Mañana seré un anciano y caminaré nuevamente en silencio. Tal vez mi padre ya no estará conmigo, y andaré con paso vacilante aferrado a la mano firme de mi hijo. O tal vez seré yo quien no esté más en este mundo. De cualquier forma, en cuerpo o en espíritu, todos caminaremos juntos.
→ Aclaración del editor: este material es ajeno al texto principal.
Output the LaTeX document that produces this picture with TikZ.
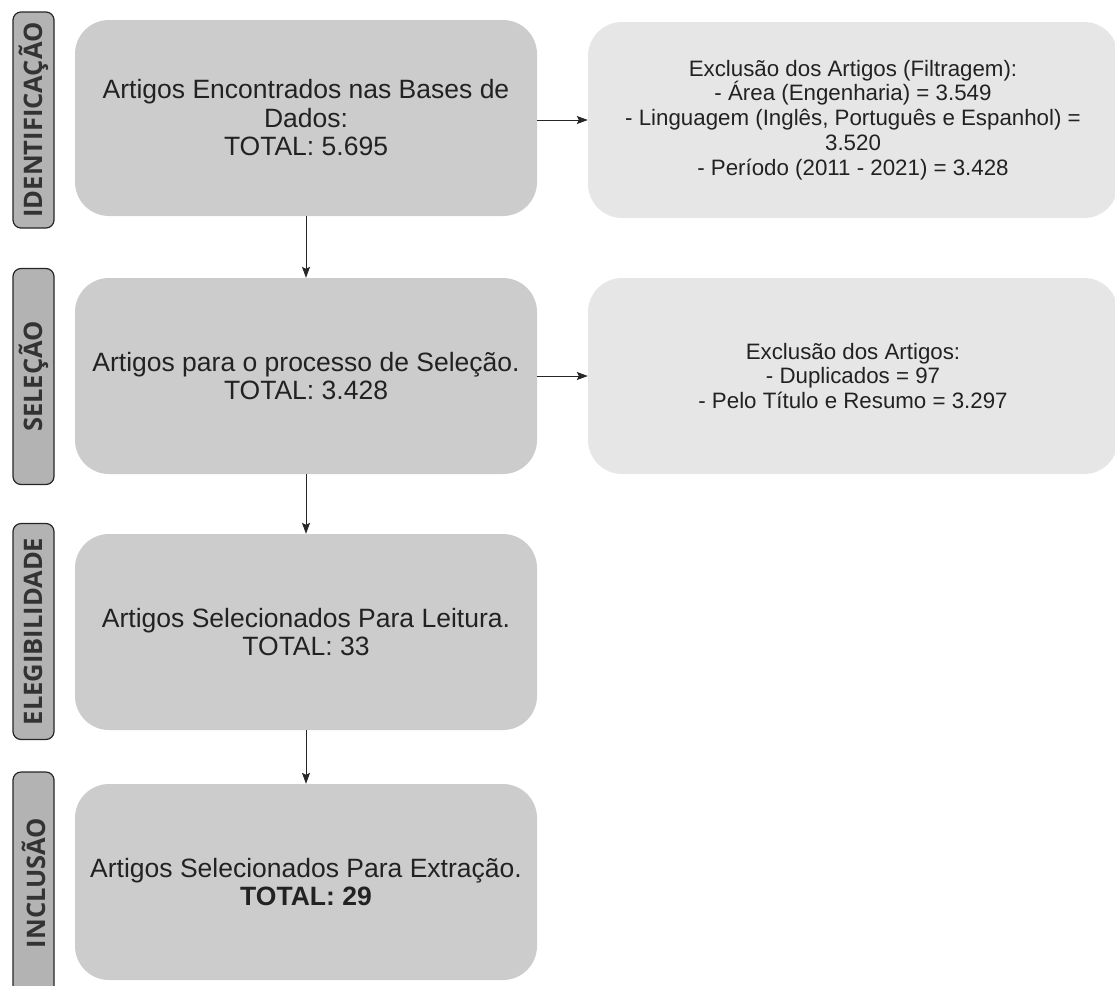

Y nuestra madre, esposa y hermana nos mirarán callando desde la acera, con ojos piadosos, sabiendo que caminamos por la expiación de nuestro pecado infinito, que empezó hace dos mil años, que no ha terminado aún y que no podremos purgar aunque caminemos contigo este vía crucis, como hombres y en silencio, hasta el límite de la tierra, hasta el final del tiempo.

Roberto Pérez-Franco
12/Abr/2001

Nota: Este artículo, que sirvió de base para un ensayo homónimo, fue escrito originalmente en 2001 y retocado en los años subsiguientes hasta el 2006. La mención de las "bombas inteligentes" se insertó en 2003 por el inicio de la guerra en Irak. Apareció publicado en papel por primera vez, en una versión abreviada por limitaciones de espacio, en el diario El Panamá América, el Jueves Santo (13 de abril) de 2006.